Objective:
Copy the data exactly; pictures stay out of the copy.

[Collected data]

>> BEGIN

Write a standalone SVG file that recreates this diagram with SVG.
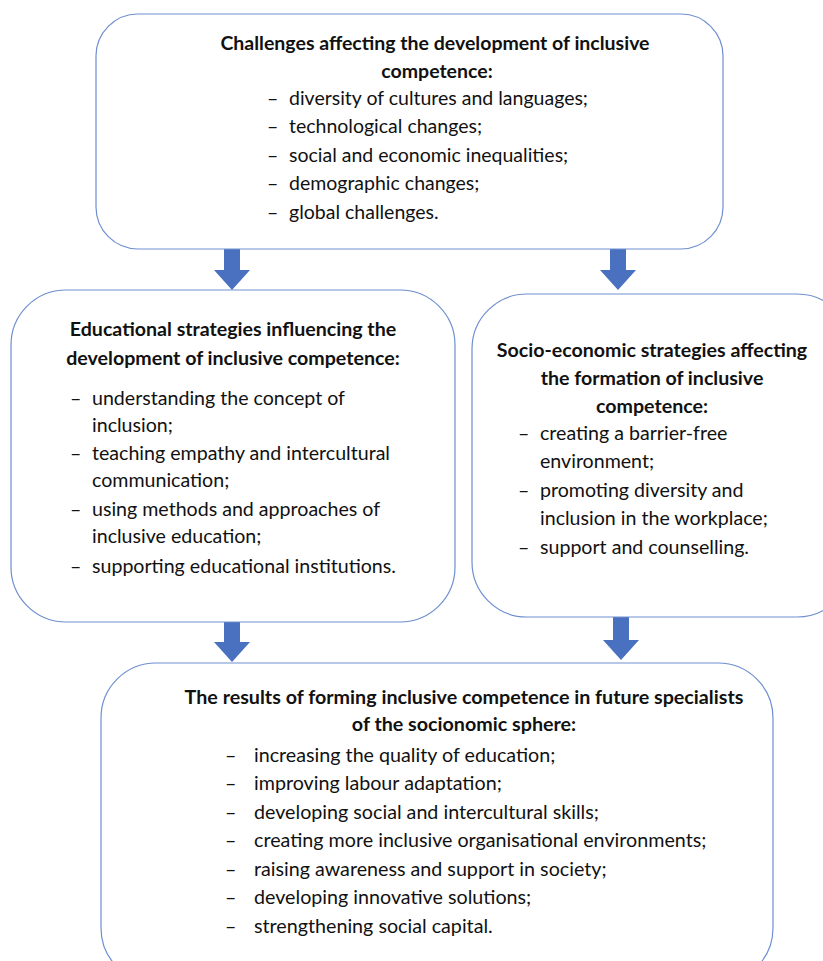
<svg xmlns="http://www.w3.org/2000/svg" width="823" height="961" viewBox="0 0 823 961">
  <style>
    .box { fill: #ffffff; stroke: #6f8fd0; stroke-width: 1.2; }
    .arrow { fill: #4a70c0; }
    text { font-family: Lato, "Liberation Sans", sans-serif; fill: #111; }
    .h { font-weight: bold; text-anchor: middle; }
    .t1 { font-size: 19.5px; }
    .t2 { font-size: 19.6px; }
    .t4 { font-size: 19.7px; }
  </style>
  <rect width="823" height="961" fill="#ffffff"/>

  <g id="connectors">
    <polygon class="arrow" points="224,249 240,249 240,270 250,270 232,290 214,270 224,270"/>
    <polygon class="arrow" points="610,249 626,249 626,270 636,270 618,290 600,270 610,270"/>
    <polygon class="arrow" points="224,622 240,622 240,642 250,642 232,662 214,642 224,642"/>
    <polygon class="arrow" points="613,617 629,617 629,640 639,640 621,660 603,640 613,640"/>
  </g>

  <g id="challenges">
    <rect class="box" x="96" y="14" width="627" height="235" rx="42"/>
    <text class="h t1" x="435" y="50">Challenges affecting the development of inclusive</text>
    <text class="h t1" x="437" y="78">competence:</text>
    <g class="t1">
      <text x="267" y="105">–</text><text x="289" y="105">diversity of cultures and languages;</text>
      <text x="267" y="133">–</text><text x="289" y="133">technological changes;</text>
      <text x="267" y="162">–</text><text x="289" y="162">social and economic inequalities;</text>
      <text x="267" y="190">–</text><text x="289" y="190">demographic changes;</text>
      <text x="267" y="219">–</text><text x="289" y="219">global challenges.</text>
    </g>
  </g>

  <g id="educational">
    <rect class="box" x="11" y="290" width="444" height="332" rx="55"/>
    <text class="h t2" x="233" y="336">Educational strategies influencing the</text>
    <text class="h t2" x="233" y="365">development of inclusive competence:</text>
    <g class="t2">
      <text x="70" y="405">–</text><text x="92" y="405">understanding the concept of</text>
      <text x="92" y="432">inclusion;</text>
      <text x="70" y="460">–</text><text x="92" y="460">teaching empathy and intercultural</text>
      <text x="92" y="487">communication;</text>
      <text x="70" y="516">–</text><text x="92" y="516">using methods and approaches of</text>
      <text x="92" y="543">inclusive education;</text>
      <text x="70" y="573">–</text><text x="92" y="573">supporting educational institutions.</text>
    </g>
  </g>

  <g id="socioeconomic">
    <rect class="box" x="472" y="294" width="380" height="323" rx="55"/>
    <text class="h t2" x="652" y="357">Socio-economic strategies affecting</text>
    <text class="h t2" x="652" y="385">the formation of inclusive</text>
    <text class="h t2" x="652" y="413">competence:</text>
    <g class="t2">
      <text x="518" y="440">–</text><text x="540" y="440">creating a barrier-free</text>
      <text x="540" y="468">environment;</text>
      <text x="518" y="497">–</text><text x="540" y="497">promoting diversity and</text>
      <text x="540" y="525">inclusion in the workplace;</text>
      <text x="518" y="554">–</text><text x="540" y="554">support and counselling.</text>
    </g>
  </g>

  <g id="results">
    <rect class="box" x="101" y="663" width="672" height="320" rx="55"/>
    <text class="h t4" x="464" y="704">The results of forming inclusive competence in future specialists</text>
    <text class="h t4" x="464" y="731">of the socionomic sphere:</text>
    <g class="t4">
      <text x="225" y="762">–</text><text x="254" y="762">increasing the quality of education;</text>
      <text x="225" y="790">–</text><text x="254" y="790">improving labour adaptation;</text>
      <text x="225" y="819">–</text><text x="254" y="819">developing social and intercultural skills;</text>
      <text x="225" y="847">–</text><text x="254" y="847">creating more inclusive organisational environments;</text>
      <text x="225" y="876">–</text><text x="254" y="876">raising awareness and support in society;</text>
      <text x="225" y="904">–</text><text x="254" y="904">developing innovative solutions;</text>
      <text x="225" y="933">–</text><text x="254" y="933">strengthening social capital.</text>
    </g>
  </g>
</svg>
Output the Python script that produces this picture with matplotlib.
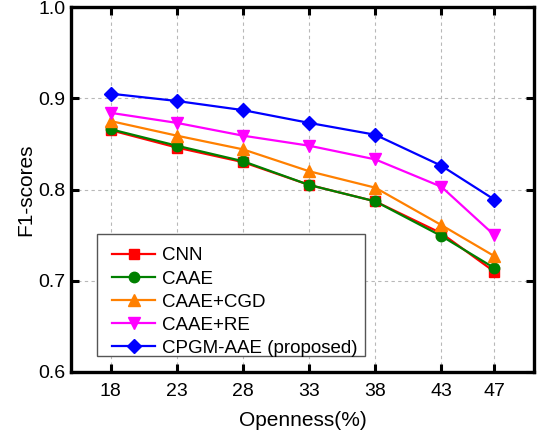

>> END

Solution to this task:
Write a standalone SVG file that recreates this diagram with SVG.
<svg xmlns="http://www.w3.org/2000/svg" width="823" height="961" viewBox="0 0 823 961">
  <style>
    .box { fill: #ffffff; stroke: #6f8fd0; stroke-width: 1.2; }
    .arrow { fill: #4a70c0; }
    text { font-family: Lato, "Liberation Sans", sans-serif; fill: #111; }
    .h { font-weight: bold; text-anchor: middle; }
    .t1 { font-size: 19.5px; }
    .t2 { font-size: 19.6px; }
    .t4 { font-size: 19.7px; }
  </style>
  <rect width="823" height="961" fill="#ffffff"/>

  <g id="connectors">
    <polygon class="arrow" points="224,249 240,249 240,270 250,270 232,290 214,270 224,270"/>
    <polygon class="arrow" points="610,249 626,249 626,270 636,270 618,290 600,270 610,270"/>
    <polygon class="arrow" points="224,622 240,622 240,642 250,642 232,662 214,642 224,642"/>
    <polygon class="arrow" points="613,617 629,617 629,640 639,640 621,660 603,640 613,640"/>
  </g>

  <g id="challenges">
    <rect class="box" x="96" y="14" width="627" height="235" rx="42"/>
    <text class="h t1" x="435" y="50">Challenges affecting the development of inclusive</text>
    <text class="h t1" x="437" y="78">competence:</text>
    <g class="t1">
      <text x="267" y="105">–</text><text x="289" y="105">diversity of cultures and languages;</text>
      <text x="267" y="133">–</text><text x="289" y="133">technological changes;</text>
      <text x="267" y="162">–</text><text x="289" y="162">social and economic inequalities;</text>
      <text x="267" y="190">–</text><text x="289" y="190">demographic changes;</text>
      <text x="267" y="219">–</text><text x="289" y="219">global challenges.</text>
    </g>
  </g>

  <g id="educational">
    <rect class="box" x="11" y="290" width="444" height="332" rx="55"/>
    <text class="h t2" x="233" y="336">Educational strategies influencing the</text>
    <text class="h t2" x="233" y="365">development of inclusive competence:</text>
    <g class="t2">
      <text x="70" y="405">–</text><text x="92" y="405">understanding the concept of</text>
      <text x="92" y="432">inclusion;</text>
      <text x="70" y="460">–</text><text x="92" y="460">teaching empathy and intercultural</text>
      <text x="92" y="487">communication;</text>
      <text x="70" y="516">–</text><text x="92" y="516">using methods and approaches of</text>
      <text x="92" y="543">inclusive education;</text>
      <text x="70" y="573">–</text><text x="92" y="573">supporting educational institutions.</text>
    </g>
  </g>

  <g id="socioeconomic">
    <rect class="box" x="472" y="294" width="380" height="323" rx="55"/>
    <text class="h t2" x="652" y="357">Socio-economic strategies affecting</text>
    <text class="h t2" x="652" y="385">the formation of inclusive</text>
    <text class="h t2" x="652" y="413">competence:</text>
    <g class="t2">
      <text x="518" y="440">–</text><text x="540" y="440">creating a barrier-free</text>
      <text x="540" y="468">environment;</text>
      <text x="518" y="497">–</text><text x="540" y="497">promoting diversity and</text>
      <text x="540" y="525">inclusion in the workplace;</text>
      <text x="518" y="554">–</text><text x="540" y="554">support and counselling.</text>
    </g>
  </g>

  <g id="results">
    <rect class="box" x="101" y="663" width="672" height="320" rx="55"/>
    <text class="h t4" x="464" y="704">The results of forming inclusive competence in future specialists</text>
    <text class="h t4" x="464" y="731">of the socionomic sphere:</text>
    <g class="t4">
      <text x="225" y="762">–</text><text x="254" y="762">increasing the quality of education;</text>
      <text x="225" y="790">–</text><text x="254" y="790">improving labour adaptation;</text>
      <text x="225" y="819">–</text><text x="254" y="819">developing social and intercultural skills;</text>
      <text x="225" y="847">–</text><text x="254" y="847">creating more inclusive organisational environments;</text>
      <text x="225" y="876">–</text><text x="254" y="876">raising awareness and support in society;</text>
      <text x="225" y="904">–</text><text x="254" y="904">developing innovative solutions;</text>
      <text x="225" y="933">–</text><text x="254" y="933">strengthening social capital.</text>
    </g>
  </g>
</svg>
Output the Python script that produces this picture with matplotlib.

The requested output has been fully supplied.